In 2025, management’s assessment of all available evidence, both positive and negative, supporting realizability of Viper’s deferred tax assets as required by applicable accounting standards, supported the conclusion that Viper’s deferred tax assets are more likely than not to be realized. The positive evidence assessed included recent cumulative income due in part to commodity prices remaining at a profitable level, acquisitions of additional oil and gas properties, and an expectation of future taxable income based upon recent actual and forecasted production volumes and prices. As of December 31, 2025, Viper had a net deferred tax asset of $33 million. Any changes in the positive or negative evidence evaluated when determining if Viper’s deferred tax assets will be realized, including projected future income, could result in a material change to our consolidated financial statements. As of December 31, 2025, our balance of taxable temporary differences anticipated to reverse within the carryforward period provides significant positive evidence for the determination that our remaining deferred tax assets are more likely than not to be realized.

The accruals for deferred tax assets and liabilities are often based on unclear tax positions and assumptions that are subject to a significant amount of judgment by management. These assumptions and judgments are reviewed and adjusted as facts and circumstances change. At December 31, 2025, we had no uncertain tax positions; however, material changes to our income tax accruals may occur in the future based on the progress of ongoing audits, changes in legislation or resolution of pending matters.
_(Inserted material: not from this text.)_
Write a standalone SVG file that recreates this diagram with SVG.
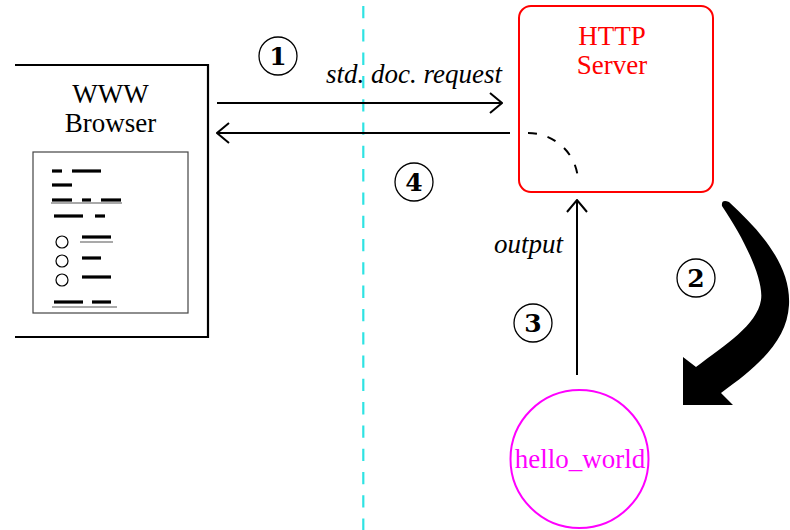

Recent Accounting Pronouncements

See Note 2—Summary of Significant Accounting Policies in Item 8. Financial Statements and Supplementary Data of this report for recent accounting pronouncements not yet adopted, if any.

Off-Balance Sheet Arrangements

See Note 15—Commitments and Contingencies in Item 8. Financial Statements and Supplementary Data of this report for a discussion of our significant commitments and contingencies, some of which are not recognized in the consolidated balance sheets under GAAP.